On Tue, Apr 09, 2024 at 06:46:32PM -0500,
Michael Roth <michael.roth@xxxxxxx> wrote:

> On Thu, Apr 04, 2024 at 02:50:33PM -0400, Paolo Bonzini wrote:
> > From: Michael Roth <michael.roth@xxxxxxx>
> > 
> > In the case of SEV-SNP, whether or not a 2MB page can be mapped via a
> > 2MB mapping in the guest's nested page table depends on whether or not
> > any subpages within the range have already been initialized as private
> > in the RMP table. The existing mixed-attribute tracking in KVM is
> > insufficient here, for instance:
> > 
> >   - gmem allocates 2MB page
> >   - guest issues PVALIDATE on 2MB page
> >   - guest later converts a subpage to shared
> >   - SNP host code issues PSMASH to split 2MB RMP mapping to 4K
> >   - KVM MMU splits NPT mapping to 4K
> 
> Binbin caught that I'd neglected to document the last step in the
> theoretical sequence here.

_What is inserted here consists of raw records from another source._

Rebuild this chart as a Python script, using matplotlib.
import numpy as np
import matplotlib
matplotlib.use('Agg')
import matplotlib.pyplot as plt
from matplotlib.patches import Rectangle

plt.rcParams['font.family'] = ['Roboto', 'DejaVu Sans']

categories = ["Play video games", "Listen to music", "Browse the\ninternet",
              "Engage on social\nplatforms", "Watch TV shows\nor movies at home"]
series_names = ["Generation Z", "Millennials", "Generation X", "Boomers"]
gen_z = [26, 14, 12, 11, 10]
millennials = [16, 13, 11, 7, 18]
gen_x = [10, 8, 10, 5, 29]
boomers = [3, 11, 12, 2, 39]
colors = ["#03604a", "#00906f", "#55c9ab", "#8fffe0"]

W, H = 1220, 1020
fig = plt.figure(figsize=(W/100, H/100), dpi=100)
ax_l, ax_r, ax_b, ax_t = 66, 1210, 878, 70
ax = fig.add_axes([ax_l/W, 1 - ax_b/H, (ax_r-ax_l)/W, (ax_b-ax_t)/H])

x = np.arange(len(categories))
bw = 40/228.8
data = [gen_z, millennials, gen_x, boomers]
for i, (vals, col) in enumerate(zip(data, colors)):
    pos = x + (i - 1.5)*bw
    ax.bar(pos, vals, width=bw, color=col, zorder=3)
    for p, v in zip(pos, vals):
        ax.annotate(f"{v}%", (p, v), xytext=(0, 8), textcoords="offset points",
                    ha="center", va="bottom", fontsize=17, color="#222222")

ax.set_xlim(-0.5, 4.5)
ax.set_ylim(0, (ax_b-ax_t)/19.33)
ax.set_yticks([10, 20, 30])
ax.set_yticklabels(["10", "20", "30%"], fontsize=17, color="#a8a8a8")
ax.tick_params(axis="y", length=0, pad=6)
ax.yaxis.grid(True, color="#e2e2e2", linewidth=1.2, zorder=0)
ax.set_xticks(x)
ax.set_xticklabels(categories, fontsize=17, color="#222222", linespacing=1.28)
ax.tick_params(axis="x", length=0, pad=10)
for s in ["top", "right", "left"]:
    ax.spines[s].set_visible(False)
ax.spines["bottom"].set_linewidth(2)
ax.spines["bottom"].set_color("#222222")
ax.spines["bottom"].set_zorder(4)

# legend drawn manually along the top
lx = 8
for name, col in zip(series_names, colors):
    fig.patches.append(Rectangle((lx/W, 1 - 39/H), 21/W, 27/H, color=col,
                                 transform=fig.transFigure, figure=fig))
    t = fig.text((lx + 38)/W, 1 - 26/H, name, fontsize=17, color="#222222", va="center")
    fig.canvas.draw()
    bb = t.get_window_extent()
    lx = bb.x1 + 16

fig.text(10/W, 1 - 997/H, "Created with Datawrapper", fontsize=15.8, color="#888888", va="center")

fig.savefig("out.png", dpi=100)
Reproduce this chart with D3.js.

It should state something to the effect
> of:
> 
>   - guest later converts that shared page back to private
> 
> -Mike
> 
> > 
> > At this point there are no mixed attributes, and KVM would normally
> > allow for 2MB NPT mappings again, but this is actually not allowed
> > because the RMP table mappings are 4K and cannot be promoted on the
> > hypervisor side, so the NPT mappings must still be limited to 4K to
> > match this.
> > 
> > Add a hook to determine the max NPT mapping size in situations like
> > this.
> > 
> > Signed-off-by: Michael Roth <michael.roth@xxxxxxx>
> > Message-Id: <20231230172351.574091-31-michael.roth@xxxxxxx>
> > Signed-off-by: Paolo Bonzini <pbonzini@xxxxxxxxxx>
> > ---
> >  arch/x86/include/asm/kvm-x86-ops.h | 1 +
> >  arch/x86/include/asm/kvm_host.h    | 2 ++
> >  arch/x86/kvm/mmu/mmu.c             | 8 ++++++++
> >  3 files changed, 11 insertions(+)
> > 
> > diff --git a/arch/x86/include/asm/kvm-x86-ops.h b/arch/x86/include/asm/kvm-x86-ops.h
> > index c81990937ab4..2db87a6fd52a 100644
> > --- a/arch/x86/include/asm/kvm-x86-ops.h
> > +++ b/arch/x86/include/asm/kvm-x86-ops.h
> > @@ -140,6 +140,7 @@ KVM_X86_OP_OPTIONAL_RET0(vcpu_get_apicv_inhibit_reasons);
> >  KVM_X86_OP_OPTIONAL(get_untagged_addr)
> >  KVM_X86_OP_OPTIONAL(alloc_apic_backing_page)
> >  KVM_X86_OP_OPTIONAL_RET0(gmem_prepare)
> > +KVM_X86_OP_OPTIONAL_RET0(gmem_validate_fault)
> >  KVM_X86_OP_OPTIONAL(gmem_invalidate)
> >  
> >  #undef KVM_X86_OP
> > diff --git a/arch/x86/include/asm/kvm_host.h b/arch/x86/include/asm/kvm_host.h
> > index 59c7b95034fc..67dc108dd366 100644
> > --- a/arch/x86/include/asm/kvm_host.h
> > +++ b/arch/x86/include/asm/kvm_host.h
> > @@ -1811,6 +1811,8 @@ struct kvm_x86_ops {
> >  	void *(*alloc_apic_backing_page)(struct kvm_vcpu *vcpu);
> >  	int (*gmem_prepare)(struct kvm *kvm, kvm_pfn_t pfn, gfn_t gfn, int max_order);
> >  	void (*gmem_invalidate)(kvm_pfn_t start, kvm_pfn_t end);
> > +	int (*gmem_validate_fault)(struct kvm *kvm, kvm_pfn_t pfn, gfn_t gfn, bool is_private,
> > +				   u8 *max_level);
> >  };

I think you added is_private due to the TDX patches.  As Yan pointed out at
https://lore.kernel.org/kvm/ZiHGoUUcGlZObQvx@xxxxxxxxxxxxxxxxxxxxxxxxx/

It's guaranteed that is_private is always true because the caller check it.

  if (fault->is_private)
    kvm_faultin_pfn_private()

So we can drop is_private parameter.
-- 
Isaku Yamahata <isaku.yamahata@xxxxxxxxx>